A few weeks ago, when the call came to continue the witness begun last March at the Cathedral, a few of us got together. As we talked, we shared our mutual disappointment that the voice of the church – so clear and strong in opposition to the war before it began – had become so tamed, so timid, so tepid, as the war drags on.
I think Jesus would long since have turned to the stones to cry out, because we, his followers, have been effectively silenced.
Last March, we broke that silence, and tonight, in places across the nation, we are echoing that silence-shattering call for an end to the war and the occupation.
It’s been a difficult week, and precisely that difficulty makes what we do here tonight all the more important.
Rick Ufford-Chase, the director of the Presbyterian Peace Fellowship and one of the conveners of the Christian Peace Witness for Iraq, sent out an e-mail a couple of days ago noting the darkness of these days.
He quoted Archbishop Oscar Romero, who, shortly before he was martyred, said, “try not to simply depend on hope, because unfulfilled hope leads to despair, and we have no need of despairing people. Try instead to be faithful.”
We are here tonight, not out of some false hope that our showing up in front of the White House is going to somehow change the policies that emanate from that building. We are not so naïve as that.
But neither are we despairing, because we come here with a deep and profound faith that the God who is Lord of history desires shalom. By our simple witness this evening we give voice to that deep desire for peace.
We do so tonight by taking up the long tradition of using stones to mark and remember, and we do so in the tradition of the prophet, Habakkuk (2:8-11), whose words we heard a few minutes ago. The Lord told Habakkuk to “write the vision; make it plain on tablets.”
Give it voice; make it clear; let the people understand. That’s what we’re doing tonight with these simple stones. So give it voice, make it clear, and let the people understand:
What do we want?
When do we want it?
Our permit is for a prayer liturgy … wouldn’t it be a shame if a rally broke out?
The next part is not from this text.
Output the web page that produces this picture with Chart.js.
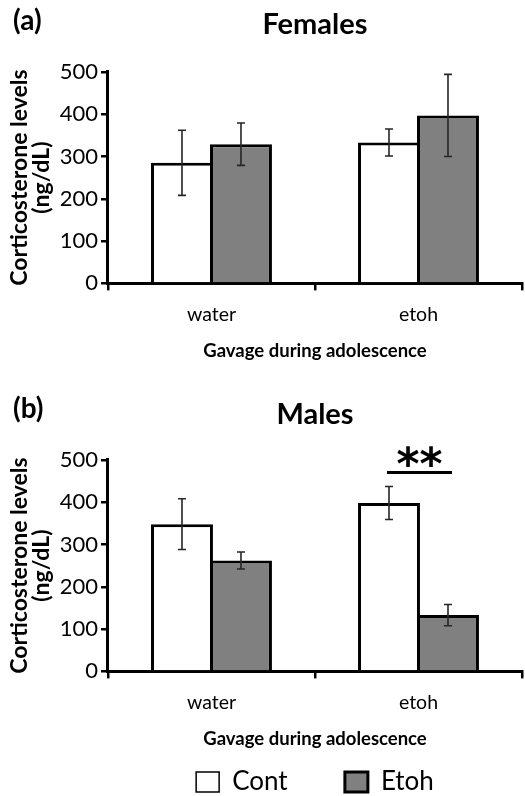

Actually, liturgy means, literally, the work of the people. I submit to you that the work of the people of faith is peacemaking. It’s not always quiet work. Sometimes it sounds like a rally; often it’s messy and noisy; usually it involves breaking silence; always it involves faithfully standing in the public square speaking the truth in love.
But it’s not just the truth in love, it’s that the truth is love.
Just as war is a poor chisel for carving a peaceful tomorrow, hate can never carve a space for love, nor can it ever speak truth.
Tonight, as we carry stones across this park and place them at the gates of power, we do so trusting that love will cast out all fear – even that deep fear casting such a pall over our time.
That trust is the mark of our faithfulness, and, to the extent that we dare to hope, that faith is the ground of our hope. That though the wrong seems oft so strong, the God of love and justice is the ruler yet. That though truth stumbles these days in the public square, ultimately we shall know the truth and it shall set us free from the lies that lead to war. That though the arc of the moral universe seems sometimes so very long, it does bend toward justice and to God’s shalom.
It is our work and our witness to bend it just a little further tonight.